The company is focusing on growing its international sales and visibility through a consistent participation in global exhibitions. The company is committed to recycle PET plastic waste into premium quality end products. The company recognises the urgency with which the world needs to decarbonize. During the last quarter of the year under review, the company embarked on yet another capacity expansion of 14,000 TPA (following its initial 14,000 TPA)rPET granules. As a part of the net worth component, the company issued capital worth Rs. 500 Cr through a qualified institutional placement of equity shares as well as allotment of share warrants on preferential basis.
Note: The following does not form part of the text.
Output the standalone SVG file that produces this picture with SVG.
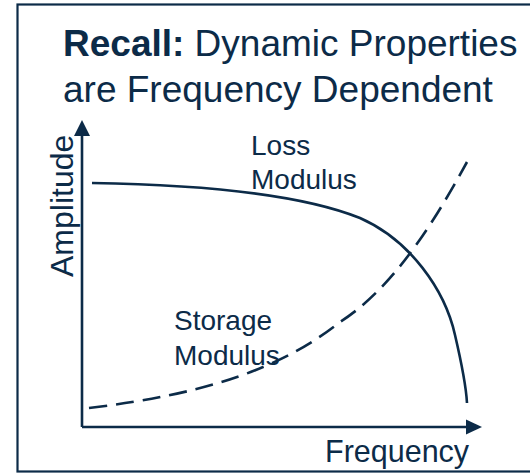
<svg xmlns="http://www.w3.org/2000/svg" width="530" height="473" viewBox="0 0 530 473">
<style>
.t{font-family:"Liberation Sans",Arial,sans-serif;fill:#0c2b48}
.ln{fill:none;stroke:#0c2b48;stroke-width:2.6}
</style>
<rect x="17.5" y="4.5" width="530" height="467" fill="#fff" stroke="#0c2b48" stroke-width="2.2"/>
<g id="title">
<text class="t" x="63" y="56" font-size="37"><tspan font-weight="bold">Recall:</tspan> Dynamic Properties</text>
<text class="t" x="63" y="101.5" font-size="37">are Frequency Dependent</text>
</g>
<g id="axes">
<line class="ln" x1="82" y1="427" x2="82" y2="132"/>
<polygon points="82,120 74,136 90,136" fill="#0c2b48"/>
<line class="ln" x1="82" y1="427" x2="468" y2="427"/>
<polygon points="482,427 466,419.5 466,434.5" fill="#0c2b48"/>
<text class="t" font-size="32" transform="translate(73,277) rotate(-90)">Amplitude</text>
<text class="t" x="325" y="462" font-size="30.5">Frequency</text>
</g>
<g id="curves">
<path class="ln" d="M92,183 C220,185 310,198 360,218 C410,240 445,290 455,335 C462,365 466,385 467,403"/>
<path class="ln" stroke-dasharray="18 9" d="M89,408 C200,395 280,370 340,322 C390,290 430,230 467,162"/>
</g>
<g id="loss-label">
<text class="t" x="251" y="155" font-size="28">Loss</text>
<text class="t" x="251" y="189" font-size="28">Modulus</text>
</g>
<g id="storage-label">
<text class="t" x="174" y="330" font-size="28">Storage</text>
<text class="t" x="174" y="365" font-size="28">Modulus</text>
</g>
</svg>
This placement attracted credible names like SBI Mutual Funds, Goldman Sachs Funds,and ICICI Prudential Mutual Fund, validating the company’s business model.

The projected growth of the bottle-to-bottle recycling business is expected to increase the proportion of its revenues from 7% in FY 2023-24 to a projected 40% thereafter on achieving the peak utilization of capacities installed. This evolution will help enhance the company’s consolidated margins profile, deepening business sustainability.

At the cusp of a new world

At Ganesha Ecosphere, we find ourselves positioned at the start of a new world. The world that we aspire for will be increasingly resource efficient and progressively decarbonized. We expect to play an active role in making this world a reality through proactive capacity creation and emerging as a preferred supplier of planet-positive, circular rPET products to reputed textile and FMCG brands. Mere manufacture will not be enough; the company is engaged in building a first-mover advantage and become preferred supplier of rPET bottle grade chips for established FMCG brands and high quality rPET fibers and yarns for textile brands. This is expected to widen the company’s influence and make it an agency of positive change and exceptional growth in business.

By completing the loop from concept to supply, we have reinvented the company, created a new growth engine and deepened business sustainability.